Problem:
Write out the listing below in full and exactly, leaving out every picture.

----------

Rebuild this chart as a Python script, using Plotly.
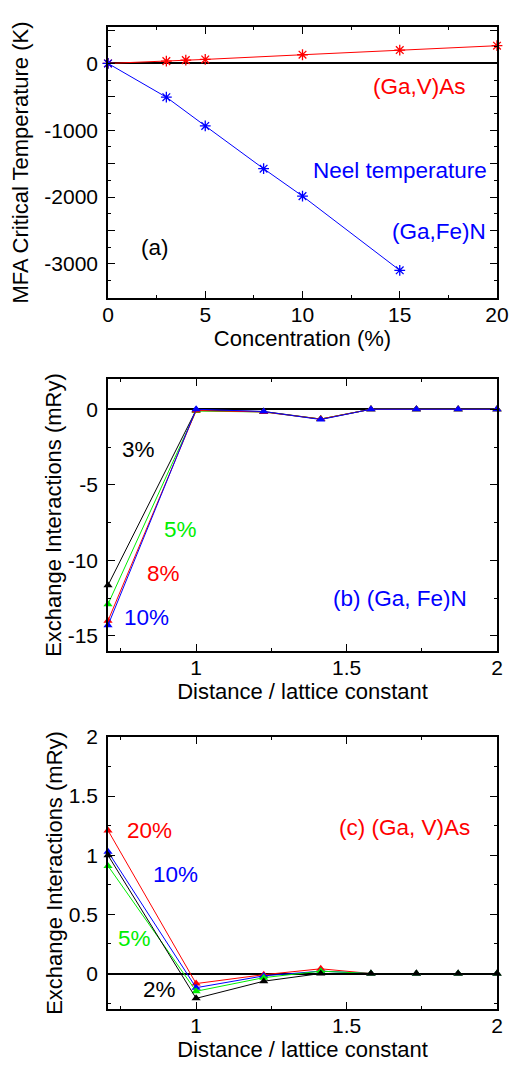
import plotly.graph_objects as go

# ---------------- data ----------------
# Panel (a): MFA critical temperature vs concentration
conc_gav = [0, 3, 4, 5, 10, 15, 20]
tc_gav = [0, 34, 50, 60, 130, 200, 265]
conc_gafen = [0, 3, 5, 8, 10, 15]
tc_gafen = [0, -505, -935, -1575, -1985, -3095]

# Panels (b), (c): exchange interactions vs distance / lattice constant
dist = [0.7071, 1.0, 1.2247, 1.4142, 1.5811, 1.7321, 1.8708, 2.0]
# (b) (Ga,Fe)N
jb_3 = [-11.65, -0.05, -0.15, -0.65, 0, 0, 0, 0]
jb_5 = [-12.9, -0.12, -0.18, -0.65, 0, 0, 0, 0]
jb_8 = [-14.0, -0.08, -0.18, -0.65, 0, 0, 0, 0]
jb_10 = [-14.3, 0.0, -0.15, -0.68, 0, 0, 0, 0]
# (c) (Ga,V)As
jc_20 = [1.21, -0.085, -0.01, 0.04, 0, 0, 0, 0]
jc_10 = [1.03, -0.12, -0.02, 0.02, 0, 0, 0, 0]
jc_5 = [0.91, -0.15, -0.035, 0.02, 0, 0, 0, 0]
jc_2 = [1.0, -0.21, -0.065, 0.0, 0, 0, 0, 0]

# tick labels
a_x_ticks = [0, 5, 10, 15, 20]
a_y_ticks = list(range(-3500, 501, 500))
a_y_labels = [("-" + str(-v) if v < 0 else str(v)) if v % 1000 == 0 else "" for v in a_y_ticks]
d_x_ticks = [1, 1.5, 2]
d_x_labels = ["1", "1.5", "2"]
b_y_ticks = [-15, -10, -5, 0]
b_y_labels = ["-15", "-10", "-5", "0"]
c_y_ticks = [0, 0.5, 1, 1.5, 2]
c_y_labels = ["0", "0.5", "1", "1.5", "2"]

RED = "#ff0000"
BLUE = "#0000ff"
GREEN = "#00ee00"
BLACK = "#000000"
FONT = "Liberation Sans, Arial, sans-serif"

fig = go.Figure()

def star(x, y, color, xa, ya):
    fig.add_trace(go.Scatter(x=x, y=y, mode="lines+markers", xaxis=xa, yaxis=ya,
                             cliponaxis=False,
                             line=dict(color=color, width=1),
                             marker=dict(symbol="asterisk-open", size=9,
                                         line=dict(color=color, width=1.3)),
                             showlegend=False))

def tri(x, y, color, xa, ya):
    fig.add_trace(go.Scatter(x=x, y=y, mode="lines+markers", xaxis=xa, yaxis=ya,
                             cliponaxis=False,
                             line=dict(color=color, width=1),
                             marker=dict(symbol="triangle-up", size=8, color=color),
                             showlegend=False))

star(conc_gav, tc_gav, RED, "x", "y")
star(conc_gafen, tc_gafen, BLUE, "x", "y")

tri(dist, jb_3, BLACK, "x2", "y2")
tri(dist, jb_5, GREEN, "x2", "y2")
tri(dist, jb_8, RED, "x2", "y2")
tri(dist, jb_10, BLUE, "x2", "y2")

tri(dist, jc_20, RED, "x3", "y3")
tri(dist, jc_10, BLUE, "x3", "y3")
tri(dist, jc_5, GREEN, "x3", "y3")
tri(dist, jc_2, BLACK, "x3", "y3")

TICKF = dict(family=FONT, size=21, color="black")
TITLEF = dict(family=FONT, size=22, color="black")

common = dict(showline=True, linecolor="black", linewidth=1.5, mirror="allticks",
              ticks="inside", ticklen=7, tickwidth=1, tickcolor="black",
              showgrid=False, zeroline=False, tickfont=TICKF, automargin=False)

fig.update_layout(
    width=513, height=1072,
    margin=dict(l=108, r=16, t=27, b=63),
    plot_bgcolor="white", paper_bgcolor="white",
    font=dict(family=FONT, size=21, color="black"),
    xaxis=dict(common, domain=[0, 1], anchor="y", range=[0, 20],
               tickvals=a_x_ticks, ticklabelstandoff=-3,
               minor=dict(ticks="inside", ticklen=3, dtick=2.5, tick0=0, tickcolor="black"),
               title=dict(text="Concentration (%)", standoff=4, font=TITLEF)),
    yaxis=dict(common, domain=[0.724, 1], anchor="x", range=[-3510, 545],
               tickvals=a_y_ticks, ticktext=a_y_labels,
               zeroline=True, zerolinecolor="black", zerolinewidth=2,
               minor=dict(ticks="inside", ticklen=3, dtick=250, tick0=0, tickcolor="black"),
               ticklabelstandoff=4,
               title=dict(text="MFA Critical Temperature (K)", standoff=10, font=TITLEF)),
    xaxis2=dict(common, domain=[0, 1], anchor="y2", range=[0.7071, 2.0],
                tickvals=d_x_ticks, ticktext=d_x_labels, ticklabelstandoff=-3,
                minor=dict(ticks="inside", ticklen=3, tickvals=[0.75, 1.25, 1.75], tickcolor="black"),
                title=dict(text="Distance / lattice constant", standoff=4, font=TITLEF)),
    yaxis2=dict(common, domain=[0.3646, 0.6415], anchor="x2", range=[-16, 2],
                tickvals=b_y_ticks, ticktext=b_y_labels,
                zeroline=True, zerolinecolor="black", zerolinewidth=2,
                minor=dict(ticks="inside", ticklen=3, dtick=2.5, tick0=0, tickcolor="black"),
                ticklabelstandoff=4,
                title=dict(text="Exchange Interactions (mRy)", standoff=0, font=TITLEF)),
    xaxis3=dict(common, domain=[0, 1], anchor="y3", range=[0.7071, 2.0],
                tickvals=d_x_ticks, ticktext=d_x_labels, ticklabelstandoff=-3,
                minor=dict(ticks="inside", ticklen=3, tickvals=[0.75, 1.25, 1.75], tickcolor="black"),
                title=dict(text="Distance / lattice constant", standoff=4, font=TITLEF)),
    yaxis3=dict(common, domain=[0, 0.277], anchor="x3", range=[-0.3, 2.0],
                tickvals=c_y_ticks, ticktext=c_y_labels,
                zeroline=True, zerolinecolor="black", zerolinewidth=2,
                minor=dict(ticks="inside", ticklen=3, dtick=0.25, tick0=0, tickcolor="black"),
                ticklabelstandoff=4,
                title=dict(text="Exchange Interactions (mRy)", standoff=0, font=TITLEF)),
)

def note(text, x, y, color, xr, yr):
    fig.add_annotation(text=text, x=x, y=y, xref=xr, yref=yr, showarrow=False,
                       font=dict(family=FONT, size=22.5, color=color),
                       xanchor="center", yanchor="middle")

note("(Ga,V)As", 16.04, -352, RED, "x", "y")
note("Neel temperature", 15.0, -1597, BLUE, "x", "y")
note("(Ga,Fe)N", 17.0, -2511, BLUE, "x", "y")
note("(a)", 2.42, -2751, BLACK, "x", "y")

note("3%", 0.807, -2.67, BLACK, "x2", "y2")
note("5%", 0.947, -7.93, GREEN, "x2", "y2")
note("8%", 0.890, -10.87, RED, "x2", "y2")
note("10%", 0.834, -13.8, BLUE, "x2", "y2")
note("(b) (Ga, Fe)N", 1.678, -12.53, BLUE, "x2", "y2")

note("20%", 0.844, 1.207, RED, "x3", "y3")
note("10%", 0.930, 0.835, BLUE, "x3", "y3")
note("5%", 0.794, 0.295, GREEN, "x3", "y3")
note("2%", 0.877, -0.135, BLACK, "x3", "y3")
note("(c) (Ga, V)As", 1.694, 1.232, RED, "x3", "y3")

# remove the browser's default 8px body margin so the figure sits at the page origin
fig.write_html("out.html", config={"displayModeBar": False},
               post_script="document.body.style.margin='0px';document.body.style.overflow='hidden';")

----------

Finished task:
Rebuild this chart as a Python script, using Plotly.
import plotly.graph_objects as go

# ---------------- data ----------------
# Panel (a): MFA critical temperature vs concentration
conc_gav = [0, 3, 4, 5, 10, 15, 20]
tc_gav = [0, 34, 50, 60, 130, 200, 265]
conc_gafen = [0, 3, 5, 8, 10, 15]
tc_gafen = [0, -505, -935, -1575, -1985, -3095]

# Panels (b), (c): exchange interactions vs distance / lattice constant
dist = [0.7071, 1.0, 1.2247, 1.4142, 1.5811, 1.7321, 1.8708, 2.0]
# (b) (Ga,Fe)N
jb_3 = [-11.65, -0.05, -0.15, -0.65, 0, 0, 0, 0]
jb_5 = [-12.9, -0.12, -0.18, -0.65, 0, 0, 0, 0]
jb_8 = [-14.0, -0.08, -0.18, -0.65, 0, 0, 0, 0]
jb_10 = [-14.3, 0.0, -0.15, -0.68, 0, 0, 0, 0]
# (c) (Ga,V)As
jc_20 = [1.21, -0.085, -0.01, 0.04, 0, 0, 0, 0]
jc_10 = [1.03, -0.12, -0.02, 0.02, 0, 0, 0, 0]
jc_5 = [0.91, -0.15, -0.035, 0.02, 0, 0, 0, 0]
jc_2 = [1.0, -0.21, -0.065, 0.0, 0, 0, 0, 0]

# tick labels
a_x_ticks = [0, 5, 10, 15, 20]
a_y_ticks = list(range(-3500, 501, 500))
a_y_labels = [("-" + str(-v) if v < 0 else str(v)) if v % 1000 == 0 else "" for v in a_y_ticks]
d_x_ticks = [1, 1.5, 2]
d_x_labels = ["1", "1.5", "2"]
b_y_ticks = [-15, -10, -5, 0]
b_y_labels = ["-15", "-10", "-5", "0"]
c_y_ticks = [0, 0.5, 1, 1.5, 2]
c_y_labels = ["0", "0.5", "1", "1.5", "2"]

RED = "#ff0000"
BLUE = "#0000ff"
GREEN = "#00ee00"
BLACK = "#000000"
FONT = "Liberation Sans, Arial, sans-serif"

fig = go.Figure()

def star(x, y, color, xa, ya):
    fig.add_trace(go.Scatter(x=x, y=y, mode="lines+markers", xaxis=xa, yaxis=ya,
                             cliponaxis=False,
                             line=dict(color=color, width=1),
                             marker=dict(symbol="asterisk-open", size=9,
                                         line=dict(color=color, width=1.3)),
                             showlegend=False))

def tri(x, y, color, xa, ya):
    fig.add_trace(go.Scatter(x=x, y=y, mode="lines+markers", xaxis=xa, yaxis=ya,
                             cliponaxis=False,
                             line=dict(color=color, width=1),
                             marker=dict(symbol="triangle-up", size=8, color=color),
                             showlegend=False))

star(conc_gav, tc_gav, RED, "x", "y")
star(conc_gafen, tc_gafen, BLUE, "x", "y")

tri(dist, jb_3, BLACK, "x2", "y2")
tri(dist, jb_5, GREEN, "x2", "y2")
tri(dist, jb_8, RED, "x2", "y2")
tri(dist, jb_10, BLUE, "x2", "y2")

tri(dist, jc_20, RED, "x3", "y3")
tri(dist, jc_10, BLUE, "x3", "y3")
tri(dist, jc_5, GREEN, "x3", "y3")
tri(dist, jc_2, BLACK, "x3", "y3")

TICKF = dict(family=FONT, size=21, color="black")
TITLEF = dict(family=FONT, size=22, color="black")

common = dict(showline=True, linecolor="black", linewidth=1.5, mirror="allticks",
              ticks="inside", ticklen=7, tickwidth=1, tickcolor="black",
              showgrid=False, zeroline=False, tickfont=TICKF, automargin=False)

fig.update_layout(
    width=513, height=1072,
    margin=dict(l=108, r=16, t=27, b=63),
    plot_bgcolor="white", paper_bgcolor="white",
    font=dict(family=FONT, size=21, color="black"),
    xaxis=dict(common, domain=[0, 1], anchor="y", range=[0, 20],
               tickvals=a_x_ticks, ticklabelstandoff=-3,
               minor=dict(ticks="inside", ticklen=3, dtick=2.5, tick0=0, tickcolor="black"),
               title=dict(text="Concentration (%)", standoff=4, font=TITLEF)),
    yaxis=dict(common, domain=[0.724, 1], anchor="x", range=[-3510, 545],
               tickvals=a_y_ticks, ticktext=a_y_labels,
               zeroline=True, zerolinecolor="black", zerolinewidth=2,
               minor=dict(ticks="inside", ticklen=3, dtick=250, tick0=0, tickcolor="black"),
               ticklabelstandoff=4,
               title=dict(text="MFA Critical Temperature (K)", standoff=10, font=TITLEF)),
    xaxis2=dict(common, domain=[0, 1], anchor="y2", range=[0.7071, 2.0],
                tickvals=d_x_ticks, ticktext=d_x_labels, ticklabelstandoff=-3,
                minor=dict(ticks="inside", ticklen=3, tickvals=[0.75, 1.25, 1.75], tickcolor="black"),
                title=dict(text="Distance / lattice constant", standoff=4, font=TITLEF)),
    yaxis2=dict(common, domain=[0.3646, 0.6415], anchor="x2", range=[-16, 2],
                tickvals=b_y_ticks, ticktext=b_y_labels,
                zeroline=True, zerolinecolor="black", zerolinewidth=2,
                minor=dict(ticks="inside", ticklen=3, dtick=2.5, tick0=0, tickcolor="black"),
                ticklabelstandoff=4,
                title=dict(text="Exchange Interactions (mRy)", standoff=0, font=TITLEF)),
    xaxis3=dict(common, domain=[0, 1], anchor="y3", range=[0.7071, 2.0],
                tickvals=d_x_ticks, ticktext=d_x_labels, ticklabelstandoff=-3,
                minor=dict(ticks="inside", ticklen=3, tickvals=[0.75, 1.25, 1.75], tickcolor="black"),
                title=dict(text="Distance / lattice constant", standoff=4, font=TITLEF)),
    yaxis3=dict(common, domain=[0, 0.277], anchor="x3", range=[-0.3, 2.0],
                tickvals=c_y_ticks, ticktext=c_y_labels,
                zeroline=True, zerolinecolor="black", zerolinewidth=2,
                minor=dict(ticks="inside", ticklen=3, dtick=0.25, tick0=0, tickcolor="black"),
                ticklabelstandoff=4,
                title=dict(text="Exchange Interactions (mRy)", standoff=0, font=TITLEF)),
)

def note(text, x, y, color, xr, yr):
    fig.add_annotation(text=text, x=x, y=y, xref=xr, yref=yr, showarrow=False,
                       font=dict(family=FONT, size=22.5, color=color),
                       xanchor="center", yanchor="middle")

note("(Ga,V)As", 16.04, -352, RED, "x", "y")
note("Neel temperature", 15.0, -1597, BLUE, "x", "y")
note("(Ga,Fe)N", 17.0, -2511, BLUE, "x", "y")
note("(a)", 2.42, -2751, BLACK, "x", "y")

note("3%", 0.807, -2.67, BLACK, "x2", "y2")
note("5%", 0.947, -7.93, GREEN, "x2", "y2")
note("8%", 0.890, -10.87, RED, "x2", "y2")
note("10%", 0.834, -13.8, BLUE, "x2", "y2")
note("(b) (Ga, Fe)N", 1.678, -12.53, BLUE, "x2", "y2")

note("20%", 0.844, 1.207, RED, "x3", "y3")
note("10%", 0.930, 0.835, BLUE, "x3", "y3")
note("5%", 0.794, 0.295, GREEN, "x3", "y3")
note("2%", 0.877, -0.135, BLACK, "x3", "y3")
note("(c) (Ga, V)As", 1.694, 1.232, RED, "x3", "y3")

# remove the browser's default 8px body margin so the figure sits at the page origin
fig.write_html("out.html", config={"displayModeBar": False},
               post_script="document.body.style.margin='0px';document.body.style.overflow='hidden';")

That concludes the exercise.